## [WHAT YOU NEED TO DO]
From the listing below, copy every line with the word "diagram".
-------- SUPPLIED MATERIAL
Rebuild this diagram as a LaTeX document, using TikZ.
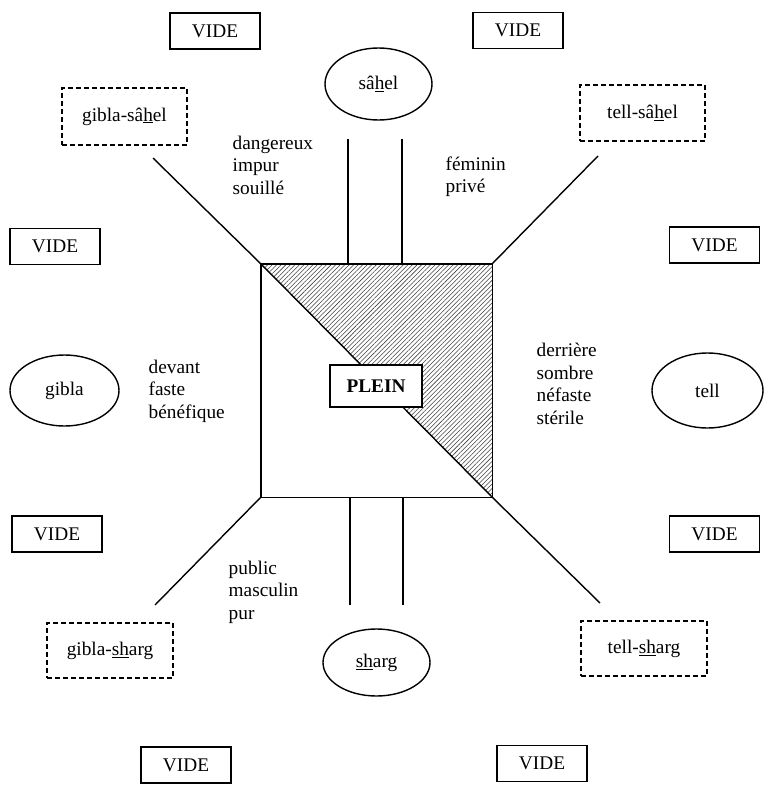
\documentclass[tikz,border=0pt]{standalone}
\usepackage{fontspec}
\setmainfont{Liberation Serif}
\usetikzlibrary{shapes.geometric,patterns.meta}
\tikzset{
  base/.style={font=\fontsize{19.3}{22.5}\selectfont, inner sep=0pt, line width=1.4pt},
  videbox/.style={base, draw, minimum width=90pt, minimum height=36pt},
  dashbox/.style={base, draw, dash pattern=on 5pt off 3pt, minimum width=125pt, minimum height=56pt},
  oval/.style={base, draw, ellipse},
  plainbox/.style={base, draw, fill=white, minimum width=92pt, minimum height=42pt, font=\fontsize{19.3}{22.5}\selectfont\bfseries},
  words/.style={base, align=left, anchor=west},
  ln/.style={line width=1.4pt},
}
\newcommand{\ul}[1]{\underline{#1}}
\begin{document}
\begin{tikzpicture}[x=1pt,y=-1pt]
\useasboundingbox (0,0) rectangle (763,795);
% central square
\node[minimum width=231pt, minimum height=233pt, inner sep=0pt] (sq) at (376.5,380.5) {};
\fill[pattern={Lines[angle=45,distance=3.2pt,line width=0.55pt]}, pattern color=black!75]
  (sq.north west) -- (sq.north east) -- (sq.south east) -- cycle;
\draw[ln] (sq.north west) rectangle (sq.south east);
\draw[ln] (sq.north west) -- (sq.south east);
\node[plainbox] (plein) at (376,386) {PLEIN};

% VIDE boxes
\node[videbox] (v1) at (215,31) {VIDE};
\node[videbox] (v2) at (518,30.5) {VIDE};
\node[videbox] (v3) at (55,246.5) {VIDE};
\node[videbox] (v4) at (714.5,245) {VIDE};
\node[videbox] (v5) at (57,534) {VIDE};
\node[videbox] (v6) at (714.5,534) {VIDE};
\node[videbox] (v7) at (186,765) {VIDE};
\node[videbox] (v8) at (542,763.5) {VIDE};

% dashed boxes
\node[dashbox, minimum height=57pt] (gs) at (124.5,116.5) {gibla-sâ\ul{h}el};
\node[dashbox] (ts) at (642.5,113) {tell-sâ\ul{h}el};
\node[dashbox, minimum width=126pt, minimum height=55pt] (gsh) at (110,650.5) {gibla-\ul{sh}arg};
\node[dashbox, minimum width=126pt, minimum height=55pt] (tsh) at (644,648.5) {tell-\ul{sh}arg};

% ellipses
\node[oval, minimum width=107pt, minimum height=72pt] (sahel) at (378.5,84) {sâ\ul{h}el};
\node[oval, minimum width=109pt, minimum height=71pt] (gibla) at (64.5,390.5) {gibla};
\node[oval, minimum width=111pt, minimum height=75pt] (tell) at (707.5,390.5) {tell};
\node[oval, minimum width=107pt, minimum height=67pt] (sharg) at (376.5,662.5) {\ul{sh}arg};

% free ends of the connectors
\coordinate (etl) at (153,158);
\coordinate (etr) at (598,156);
\coordinate (ebl) at (155,605);
\coordinate (ebr) at (600,603);
\coordinate (vt1) at (348,139);
\coordinate (vt2) at (402,139);
\coordinate (vb1) at (350,605);
\coordinate (vb2) at (403,605);

\draw[ln] (sq.north west) -- (etl);
\draw[ln] (sq.north east) -- (etr);
\draw[ln] (sq.south west) -- (ebl);
\draw[ln] (sq.south east) -- (ebr);
\draw[ln] (vt1) -- (vt1 |- sq.north);
\draw[ln] (vt2) -- (vt2 |- sq.north);
\draw[ln] (vb1) -- (vb1 |- sq.south);
\draw[ln] (vb2) -- (vb2 |- sq.south);

% word lists
\node[words] (w1) at (232,165) {dangereux\\impur\\souillé};
\node[words] (w2) at (445,177) {féminin\\privé};
\node[words] (w3) at (148,391) {devant\\faste\\bénéfique};
\node[words] (w4) at (536,384) {derrière\\sombre\\néfaste\\stérile};
\node[words] (w5) at (228,592) {public\\masculin\\pur};
\end{tikzpicture}
\end{document}
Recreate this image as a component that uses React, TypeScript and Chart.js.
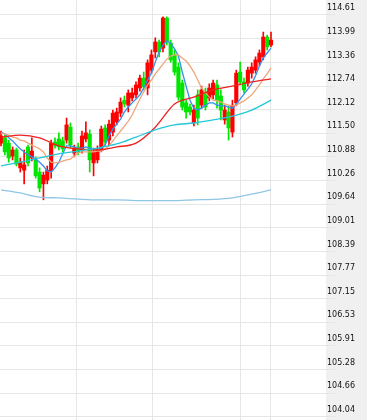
import React, { useEffect, useRef } from "react";
import { Chart, registerables } from "chart.js";
Chart.register(...registerables);

// OHLC (index 0 = leftmost candle)
const opens = [
  111.24, 111.38, 111.24, 110.90, 111.06, 110.59, 110.53, 111.14, 110.85, 110.80,
  110.48, 110.17, 110.27, 110.51, 111.27, 111.35, 111.30, 111.32, 111.66, 110.98,
  111.14, 111.06, 111.35, 111.48, 110.72, 110.80, 111.06, 111.64, 111.32, 111.53,
  111.80, 112.03, 112.37, 112.24, 112.43, 112.51, 112.69, 112.95, 112.69, 113.16,
  113.64, 113.90, 113.74, 114.53, 113.87, 113.56, 113.24, 112.82, 112.30, 112.19,
  111.77, 112.51, 112.24, 112.59, 112.43, 112.51, 112.77, 112.48, 111.85, 112.06,
  111.53, 112.30, 113.11, 112.85, 112.82, 113.08, 113.16, 113.37, 113.51, 114.03,
  113.82,
];
const highs = [
  111.56, 111.45, 111.32, 111.14, 111.11, 110.85, 111.06, 111.19, 111.38, 110.88,
  110.59, 110.48, 110.64, 111.32, 111.38, 111.51, 111.40, 111.90, 111.77, 111.19,
  111.24, 111.56, 111.80, 111.59, 111.11, 111.17, 111.69, 111.72, 111.85, 112.11,
  112.16, 112.43, 112.48, 112.64, 112.69, 112.85, 113.03, 113.11, 113.43, 113.69,
  114.01, 113.95, 114.56, 114.56, 113.95, 113.69, 113.35, 112.90, 112.37, 112.27,
  112.24, 112.64, 112.74, 112.69, 112.80, 112.90, 112.90, 112.64, 112.24, 112.22,
  112.37, 113.16, 113.37, 112.95, 113.24, 113.35, 113.51, 113.69, 114.16, 114.08,
  114.16,
];
const lows = [
  111.17, 110.93, 110.74, 110.80, 110.64, 110.48, 110.17, 110.64, 110.77, 110.32,
  109.96, 109.75, 110.17, 110.32, 111.11, 111.06, 111.01, 111.24, 111.11, 110.88,
  110.93, 110.98, 111.27, 110.48, 110.38, 110.72, 111.01, 111.19, 111.19, 111.43,
  111.72, 111.93, 112.19, 112.06, 112.35, 112.43, 112.61, 112.64, 112.51, 113.08,
  113.48, 113.51, 113.64, 113.82, 113.37, 113.03, 112.37, 112.11, 111.90, 111.98,
  111.69, 111.72, 112.16, 112.11, 112.35, 112.40, 112.16, 111.85, 111.74, 111.32,
  111.40, 112.22, 112.77, 112.56, 112.74, 112.95, 113.08, 113.27, 113.43, 113.69,
  113.77,
];
const closes = [
  111.43, 111.01, 110.85, 111.06, 110.69, 110.74, 110.67, 110.72, 111.03, 110.38,
  110.06, 110.40, 110.53, 111.24, 111.17, 111.14, 111.09, 111.72, 111.19, 111.11,
  111.01, 111.43, 111.51, 110.80, 111.01, 111.06, 111.61, 111.27, 111.74, 112.03,
  112.06, 112.32, 112.27, 112.56, 112.56, 112.77, 112.95, 112.72, 113.35, 113.56,
  113.90, 113.64, 114.53, 113.90, 113.43, 113.11, 112.45, 112.19, 112.06, 112.06,
  112.11, 111.90, 112.64, 112.19, 112.69, 112.82, 112.37, 112.11, 112.11, 111.64,
  112.24, 113.08, 112.85, 112.64, 113.16, 113.24, 113.43, 113.61, 114.03, 113.77,
  113.95,
];

// Moving-average lines
const ma5 = [
  111.53, 111.48, 111.38, 111.30, 111.19, 111.09, 111.01, 110.93, 110.88, 110.82,
  110.74, 110.64, 110.51, 110.48, 110.59, 110.74, 110.96, 111.17, 111.17, 111.14,
  111.11, 111.11, 111.14, 111.11, 111.09, 111.09, 111.11, 111.19, 111.43, 111.61,
  111.74, 111.87, 112.06, 112.19, 112.30, 112.40, 112.51, 112.69, 112.90, 113.08,
  113.37, 113.64, 113.82, 113.93, 113.87, 113.72, 113.53, 113.11, 112.74, 112.37,
  112.16, 112.11, 112.16, 112.24, 112.30, 112.30, 112.24, 112.22, 112.22, 112.19,
  112.16, 112.27, 112.40, 112.53, 112.66, 112.80, 113.01, 113.27, 113.48, 113.61,
  113.74,
];
const ma10 = [
  111.51, 111.48, 111.45, 111.40, 111.38, 111.32, 111.30, 111.24, 111.19, 111.14,
  111.09, 111.01, 110.85, 110.74, 110.72, 110.74, 110.77, 110.80, 110.82, 110.90,
  110.98, 111.01, 111.01, 111.01, 111.01, 111.03, 111.03, 111.09, 111.17, 111.30,
  111.43, 111.56, 111.69, 111.82, 111.98, 112.19, 112.40, 112.59, 112.77, 112.90,
  113.06, 113.19, 113.32, 113.45, 113.53, 113.56, 113.56, 113.48, 113.40, 113.27,
  113.11, 112.90, 112.69, 112.56, 112.45, 112.37, 112.35, 112.32, 112.27, 112.24,
  112.22, 112.24, 112.30, 112.35, 112.43, 112.51, 112.64, 112.77, 112.93, 113.06,
  113.22,
];
const slowIdx = [0, 5, 10, 15, 20, 25, 30, 35, 40, 45, 50, 55, 60, 65, 70];
const maRed = [111.40, 111.45, 111.38, 111.17, 111.09, 111.06, 111.14, 111.24, 111.66, 112.27, 112.45, 112.64, 112.74, 112.85, 112.93];
const maCyan = [110.64, 110.74, 110.85, 110.96, 111.03, 111.11, 111.22, 111.40, 111.59, 111.72, 111.77, 111.85, 111.95, 112.11, 112.37];
const maSlow = [110.01, 109.93, 109.82, 109.80, 109.77, 109.75, 109.75, 109.73, 109.73, 109.73, 109.75, 109.76, 109.80, 109.90, 110.01];

const yTicks = [
  104.04, 104.66, 105.28, 105.91, 106.53, 107.15, 107.77, 108.39, 109.01,
  109.64, 110.26, 110.88, 111.5, 112.12, 112.74, 113.36, 113.99, 114.61,
];
const xGridTicks = [19.45, 39.3, 62.1, 69.9];

const UP = "#ff0000";
const DOWN = "#00e600";
const GRID = "#e6e6e6";

const panelPlugin = {
  id: "rightPanel",
  beforeDraw(chart: any) {
    const { ctx, chartArea, width, height } = chart;
    ctx.save();
    ctx.fillStyle = "#f0f0f0";
    ctx.fillRect(chartArea.right, 0, width - chartArea.right, height);
    ctx.restore();
  },
};

export default function App() {
  const ref = useRef<HTMLCanvasElement | null>(null);
  useEffect(() => {
    if (!ref.current) return;
    const colors = closes.map((c, i) => (c >= opens[i] ? UP : DOWN));
    const idx = (arr: number[]) => arr.map((v, i) => ({ x: i, y: v }));
    const slow = (arr: number[]) => arr.map((v, k) => ({ x: slowIdx[k], y: v }));
    const lineDs = (label: string, data: any[], color: string, smooth: boolean) => ({
      type: "line" as const,
      label,
      data,
      borderColor: color,
      backgroundColor: color,
      borderWidth: 1.3,
      pointRadius: 0,
      tension: 0,
      cubicInterpolationMode: smooth ? ("monotone" as const) : ("default" as const),
      order: 0,
    });
    const chart = new Chart(ref.current, {
      type: "bar",
      data: {
        datasets: [
          {
            type: "bar",
            label: "wick",
            data: lows.map((l, i) => ({ x: i, y: [l, highs[i]] })) as any,
            backgroundColor: colors,
            borderWidth: 0,
            barThickness: 1,
            grouped: false,
            order: 2,
          },
          {
            type: "bar",
            label: "body",
            data: opens.map((o, i) => ({ x: i, y: [o, closes[i]] })) as any,
            backgroundColor: colors,
            borderWidth: 0,
            barThickness: 3.5,
            minBarLength: 1,
            grouped: false,
            order: 1,
          },
          lineDs("slow", slow(maSlow), "#8fc6e6", true),
          lineDs("cyan", slow(maCyan), "#22c8d8", true),
          lineDs("red", slow(maRed), "#ee2020", true),
          lineDs("ma10", idx(ma10), "#eea67a", false),
          lineDs("ma5", idx(ma5), "#3390f0", false),
        ] as any,
      },
      options: {
        animation: false,
        responsive: true,
        maintainAspectRatio: false,
        layout: { padding: 0 },
        plugins: { legend: { display: false }, tooltip: { enabled: false } },
        scales: {
          x: {
            type: "linear",
            min: -0.26,
            max: 84.26,
            offset: false,
            grid: { color: GRID, drawTicks: false, offset: false },
            border: { display: false },
            ticks: { display: false },
            afterBuildTicks: (s: any) => {
              s.ticks = xGridTicks.map((v) => ({ value: v }));
            },
            afterFit: (s: any) => {
              s.height = 0;
            },
          },
          y: {
            position: "right",
            min: 103.961,
            max: 115.004,
            grid: { color: GRID, tickLength: 9 },
            border: { display: false },
            ticks: {
              padding: -8,
              labelOffset: -7,
              color: "#111",
              autoSkip: false,
              font: { family: "DejaVu Sans", size: 8 },
              callback: (v: any) => Number(v).toFixed(2),
            },
            afterBuildTicks: (s: any) => {
              s.ticks = yTicks.map((v) => ({ value: v }));
            },
            afterFit: (s: any) => {
              s.width = 41;
            },
          },
        },
      } as any,
      plugins: [panelPlugin],
    });
    return () => chart.destroy();
  }, []);
  return (
    <div style={{ position: "absolute", left: 0, top: 0, width: 367, height: 420, background: "#fff" }}>
      <canvas ref={ref} />
    </div>
  );
}
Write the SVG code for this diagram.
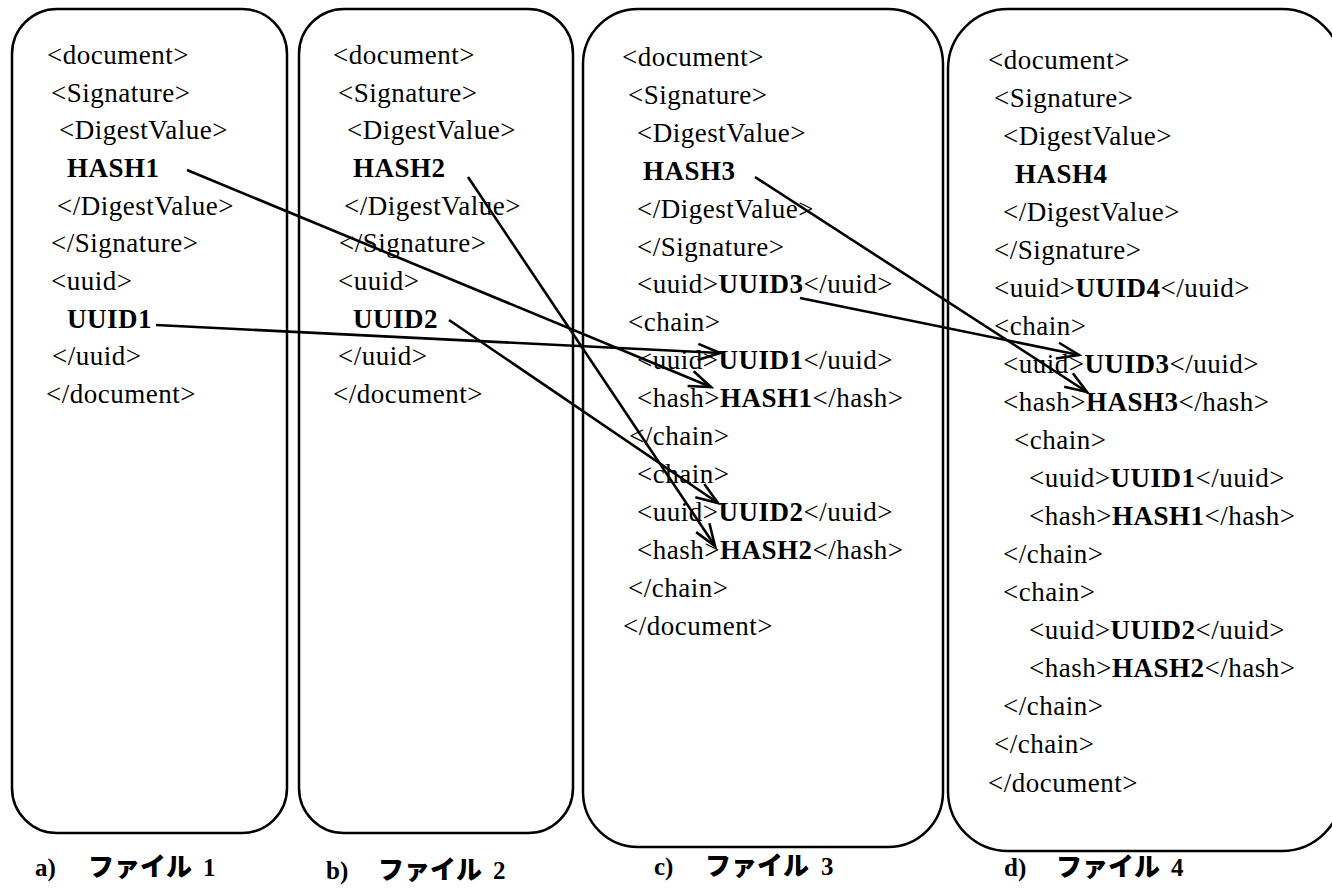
----------------
## [FINISHED ANSWER]
Rebuild this diagram as a LaTeX document, using TikZ.
Write the SVG code for this diagram.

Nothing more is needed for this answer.